● **DIRECTIONS FOR THIS TASK**: Do not include the pictures; repeat the rest of the data exactly.

= = = =

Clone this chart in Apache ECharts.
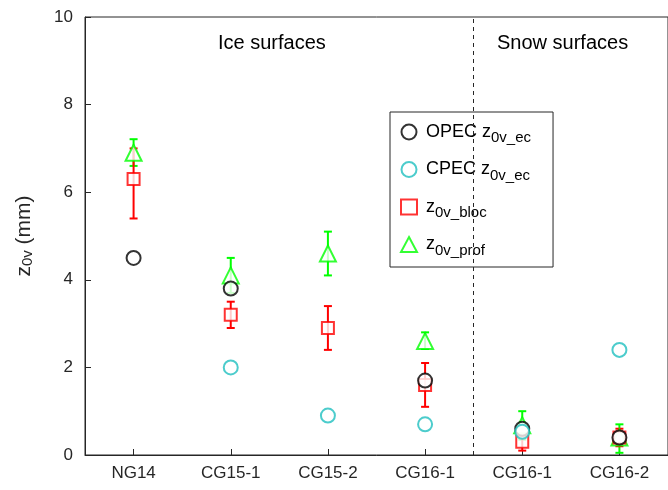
<!DOCTYPE html>
<html><head><meta charset="utf-8">
<script src="https://cdn.jsdelivr.net/npm/echarts@6/dist/echarts.min.js"></script>
<style>html,body{margin:0;padding:0;background:#fff}#c{width:668px;height:490px}</style>
</head><body><div id="c"></div>
<script>
const categories = ['NG14','CG15-1','CG15-2','CG16-1','CG16-1','CG16-2'];
const xPos = [1,2,3,4,5,6];
const opec = [4.5, 3.8, null, 1.7, 0.6, 0.4];
const cpec = [null, 2.0, 0.9, 0.7, 0.53, 2.4];
const bloc = [6.3, 3.2, 2.9, 1.6, 0.3, 0.4];
const blocLo = [5.4, 2.9, 2.4, 1.1, 0.1, 0.2];
const blocHi = [7.0, 3.5, 3.4, 2.1, 0.5, 0.6];
const prof = [6.9, 4.1, 4.6, 2.6, 0.68, 0.4];
const profLo = [6.6, 3.7, 4.1, 2.42, 0.35, 0.05];
const profHi = [7.21, 4.5, 5.1, 2.8, 1.0, 0.7];
const yTicks = [0,2,4,6,8,10];
const divider = 4.5;

const F = 'Liberation Sans, Arial, sans-serif';
function pts(v){return xPos.map((x,i)=>v[i]==null?null:[x,v[i]]).filter(Boolean);}
function errSeries(lo,hi,color){
  return {type:'custom',silent:true,z:3,
    data: xPos.map((x,i)=>[x,lo[i],hi[i]]),
    renderItem:(p,api)=>{
      const a=api.coord([api.value(0),api.value(1)]), b=api.coord([api.value(0),api.value(2)]);
      const st={stroke:color,lineWidth:2};
      return {type:'group',children:[
        {type:'line',shape:{x1:a[0],y1:a[1],x2:b[0],y2:b[1]},style:st},
        {type:'line',shape:{x1:a[0]-4,y1:a[1],x2:a[0]+4,y2:a[1]},style:st},
        {type:'line',shape:{x1:b[0]-4,y1:b[1],x2:b[0]+4,y2:b[1]},style:st}]};
    }};
}
const sub={fontSize:15,verticalAlign:'bottom',padding:[12,0,0,0],fontFamily:F,color:'#000'};
const chart=echarts.init(document.getElementById('c'));
chart.setOption({
  animation:false,
  grid:{left:85,right:-1,top:17,bottom:35,show:true,borderColor:'#262626',borderWidth:1},
  xAxis:{type:'value',min:0.5,max:6.5,
    axisLine:{lineStyle:{color:'#262626'}},splitLine:{show:false},
    axisTick:{inside:true,length:6,customValues:xPos,lineStyle:{color:'#262626'}},
    axisLabel:{customValues:xPos,formatter:v=>categories[Math.round(v)-1],fontSize:17,color:'#262626',fontFamily:F,margin:10}},
  yAxis:{type:'value',min:0,max:10,interval:2,
    axisLine:{show:true,lineStyle:{color:'#262626'}},splitLine:{show:false},
    axisTick:{inside:true,length:6,lineStyle:{color:'#262626'}},
    axisLabel:{fontSize:17,color:'#262626',fontFamily:F,margin:12,formatter:v=>yTicks.includes(v)?String(v):''},
    name:'{a|z}{b|0v}{a| (mm)}',nameLocation:'middle',nameGap:50,nameRotate:90,
    nameTextStyle:{rich:{a:{fontSize:21,fontFamily:F,color:'#262626'},b:{fontSize:15,fontFamily:F,color:'#262626',padding:[0,0,0,0],verticalAlign:'bottom'}}}},
  legend:{orient:'vertical',left:390,top:112,padding:[11,22,9,10],itemGap:15,
    backgroundColor:'#fff',borderColor:'#262626',borderWidth:1,itemWidth:16,itemHeight:15,
    data:['OPEC','CPEC','bloc','prof'],
    formatter:n=>({OPEC:'{a|OPEC z}{b|0v_ec}',CPEC:'{a|CPEC z}{b|0v_ec}',bloc:'{a|z}{b|0v_bloc}',prof:'{a|z}{b|0v_prof}'})[n],
    textStyle:{padding:[0,0,0,4],rich:{a:{fontSize:18,fontFamily:F,color:'#000'},b:sub}}},
  graphic:[
    {type:'text',left:218,top:33,style:{text:'Ice surfaces',font:'20px '+F,fill:'#000'}},
    {type:'text',left:497,top:33,style:{text:'Snow surfaces',font:'20px '+F,fill:'#000'}}],
  series:[
    errSeries(profLo,profHi,'#00ff00'),
    errSeries(blocLo,blocHi,'#ff0000'),
    {name:'prof',type:'scatter',symbol:'emptyTriangle',symbolSize:16,z:4,data:pts(prof),itemStyle:{color:'#00ff00',borderWidth:2}},
    {name:'bloc',type:'scatter',symbol:'emptyRect',symbolSize:12,z:4,data:pts(bloc),itemStyle:{color:'#ff0000',borderWidth:2}},
    {name:'OPEC',type:'scatter',symbol:'emptyCircle',symbolSize:14,z:4,data:pts(opec),itemStyle:{color:'#000',borderWidth:2},
      markLine:{silent:true,symbol:'none',label:{show:false},lineStyle:{color:'#262626',type:[4,4],width:1},data:[{xAxis:divider}]}},
    {name:'CPEC',type:'scatter',symbol:'emptyCircle',symbolSize:14,z:4,data:pts(cpec),itemStyle:{color:'#1fbfbf',borderWidth:2}}
  ]
});
</script></body></html>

= = = =

● **FULL OUTPUT**:
Clone this chart in Apache ECharts.
<!DOCTYPE html>
<html><head><meta charset="utf-8">
<script src="https://cdn.jsdelivr.net/npm/echarts@6/dist/echarts.min.js"></script>
<style>html,body{margin:0;padding:0;background:#fff}#c{width:668px;height:490px}</style>
</head><body><div id="c"></div>
<script>
const categories = ['NG14','CG15-1','CG15-2','CG16-1','CG16-1','CG16-2'];
const xPos = [1,2,3,4,5,6];
const opec = [4.5, 3.8, null, 1.7, 0.6, 0.4];
const cpec = [null, 2.0, 0.9, 0.7, 0.53, 2.4];
const bloc = [6.3, 3.2, 2.9, 1.6, 0.3, 0.4];
const blocLo = [5.4, 2.9, 2.4, 1.1, 0.1, 0.2];
const blocHi = [7.0, 3.5, 3.4, 2.1, 0.5, 0.6];
const prof = [6.9, 4.1, 4.6, 2.6, 0.68, 0.4];
const profLo = [6.6, 3.7, 4.1, 2.42, 0.35, 0.05];
const profHi = [7.21, 4.5, 5.1, 2.8, 1.0, 0.7];
const yTicks = [0,2,4,6,8,10];
const divider = 4.5;

const F = 'Liberation Sans, Arial, sans-serif';
function pts(v){return xPos.map((x,i)=>v[i]==null?null:[x,v[i]]).filter(Boolean);}
function errSeries(lo,hi,color){
  return {type:'custom',silent:true,z:3,
    data: xPos.map((x,i)=>[x,lo[i],hi[i]]),
    renderItem:(p,api)=>{
      const a=api.coord([api.value(0),api.value(1)]), b=api.coord([api.value(0),api.value(2)]);
      const st={stroke:color,lineWidth:2};
      return {type:'group',children:[
        {type:'line',shape:{x1:a[0],y1:a[1],x2:b[0],y2:b[1]},style:st},
        {type:'line',shape:{x1:a[0]-4,y1:a[1],x2:a[0]+4,y2:a[1]},style:st},
        {type:'line',shape:{x1:b[0]-4,y1:b[1],x2:b[0]+4,y2:b[1]},style:st}]};
    }};
}
const sub={fontSize:15,verticalAlign:'bottom',padding:[12,0,0,0],fontFamily:F,color:'#000'};
const chart=echarts.init(document.getElementById('c'));
chart.setOption({
  animation:false,
  grid:{left:85,right:-1,top:17,bottom:35,show:true,borderColor:'#262626',borderWidth:1},
  xAxis:{type:'value',min:0.5,max:6.5,
    axisLine:{lineStyle:{color:'#262626'}},splitLine:{show:false},
    axisTick:{inside:true,length:6,customValues:xPos,lineStyle:{color:'#262626'}},
    axisLabel:{customValues:xPos,formatter:v=>categories[Math.round(v)-1],fontSize:17,color:'#262626',fontFamily:F,margin:10}},
  yAxis:{type:'value',min:0,max:10,interval:2,
    axisLine:{show:true,lineStyle:{color:'#262626'}},splitLine:{show:false},
    axisTick:{inside:true,length:6,lineStyle:{color:'#262626'}},
    axisLabel:{fontSize:17,color:'#262626',fontFamily:F,margin:12,formatter:v=>yTicks.includes(v)?String(v):''},
    name:'{a|z}{b|0v}{a| (mm)}',nameLocation:'middle',nameGap:50,nameRotate:90,
    nameTextStyle:{rich:{a:{fontSize:21,fontFamily:F,color:'#262626'},b:{fontSize:15,fontFamily:F,color:'#262626',padding:[0,0,0,0],verticalAlign:'bottom'}}}},
  legend:{orient:'vertical',left:390,top:112,padding:[11,22,9,10],itemGap:15,
    backgroundColor:'#fff',borderColor:'#262626',borderWidth:1,itemWidth:16,itemHeight:15,
    data:['OPEC','CPEC','bloc','prof'],
    formatter:n=>({OPEC:'{a|OPEC z}{b|0v_ec}',CPEC:'{a|CPEC z}{b|0v_ec}',bloc:'{a|z}{b|0v_bloc}',prof:'{a|z}{b|0v_prof}'})[n],
    textStyle:{padding:[0,0,0,4],rich:{a:{fontSize:18,fontFamily:F,color:'#000'},b:sub}}},
  graphic:[
    {type:'text',left:218,top:33,style:{text:'Ice surfaces',font:'20px '+F,fill:'#000'}},
    {type:'text',left:497,top:33,style:{text:'Snow surfaces',font:'20px '+F,fill:'#000'}}],
  series:[
    errSeries(profLo,profHi,'#00ff00'),
    errSeries(blocLo,blocHi,'#ff0000'),
    {name:'prof',type:'scatter',symbol:'emptyTriangle',symbolSize:16,z:4,data:pts(prof),itemStyle:{color:'#00ff00',borderWidth:2}},
    {name:'bloc',type:'scatter',symbol:'emptyRect',symbolSize:12,z:4,data:pts(bloc),itemStyle:{color:'#ff0000',borderWidth:2}},
    {name:'OPEC',type:'scatter',symbol:'emptyCircle',symbolSize:14,z:4,data:pts(opec),itemStyle:{color:'#000',borderWidth:2},
      markLine:{silent:true,symbol:'none',label:{show:false},lineStyle:{color:'#262626',type:[4,4],width:1},data:[{xAxis:divider}]}},
    {name:'CPEC',type:'scatter',symbol:'emptyCircle',symbolSize:14,z:4,data:pts(cpec),itemStyle:{color:'#1fbfbf',borderWidth:2}}
  ]
});
</script></body></html>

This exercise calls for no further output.